The flames flared and flickered intensely from the forge, as Hubbard rotated the arm of his antique crank blower to keep the fire blazing. Blacksmiths use them to keep the oxygen flowing to the forge’s fire below. Without the blower, the forge’s fire would be out in minutes, Hubbard said.

He tempered the cast iron with oil, which is a type of heat treatment blacksmiths use to increase the toughness of iron-based alloys.

Hubbard said blacksmithing takes a combination of concentration and skill to do properly.

“It takes a lot of hand-eye coordination, and a lot of hammer control as well,” Hubbard said. “Hammering in a forge requires extreme precision.”

DeKalb resident Ashley Watts,a spectator of one of Hubbard’s demonstration, said she never realized how much time went into the craft.

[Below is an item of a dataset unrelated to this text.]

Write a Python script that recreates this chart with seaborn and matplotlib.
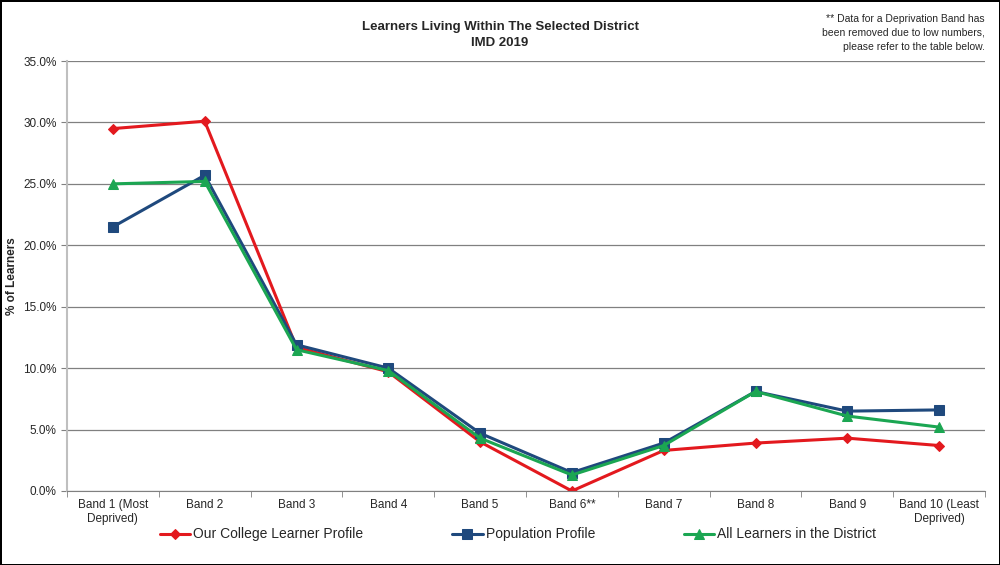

“It’s not every day that you get to see the inter-workings of a blacksmith’s forge,” Watts said. It’s such a time consuming profession too, I never realized.”

Blacksmithing was a crucial occupation within societies until the early 1920’s when it could not compete with factories and modern industrialization. Blacksmiths would be commissioned to forge all kinds of weapons, tools, repairs and horse shoes.

“During the Civil War, the Union were able to manufacture horseshoes, which the Confederates could not at the time,” said Joe Marsala, a local horseshoe blacksmith. “This was a big disadvantage.”

Marsala attended Hubbard’s demonstration Sunday, and he also teaches a class on how to forge horse shoes from scratch.

Hubbard said the Glidden blacksmith shop was not the original shop in DeKalb.

There was not a blacksmithing forge at the Glidden property initially, it was brought in later. Every town had a blacksmith, and Dekalb’s was the Phineas Vaughan Blacksmith Shop, Hubbard said. Phineas Vaughan’s shop is known for the creation of the world’s most popular type of barbed wire used today, and is also why DeKalb was nicknamed “Barb City”.

Blacksmithing required seven years of apprenticeship under a working blacksmith. Parents would sign contract agreements with a blacksmith, which was essentially indenturing their children legally, Hubbard said.

“It wasn’t uncommon for a blacksmith to beat his apprentice either,” Hubbard said. “It’s close to being a slave, if you tried to run away, they would put a bounty out on you.”

Today, blacksmiths, who are called “farriers,” still make a decent living, typically forging horse shoes.

“Modern-day farriers can make a six figure salary, but not without a lot of hard work involved,” Hubbard said. “Horse shoes in the 1800’s would sell for 80 cents, but today they sell for $120.”

Hubbard sells his forged creations at the local Ellwood House Art Fair regularly.

“I get a lot of commission job requests at the Art Fair,” Hubbard said. “I’m only working on two commission projects now, but I’ve done hundreds of them.”

Hubbard also said the Glidden Homestead’s blacksmith club is in the process of creating a new and elaborate street sign for the Glidden Homestead.

Hubbard said he wants students to know that professors have lives outside of their classrooms.

“I want students to know that teachers are approachable,” Hubbard said. “We have their primary best interest in heart. By knowing more about me personally, I hope students will feel more comfortable coming to talking to me.”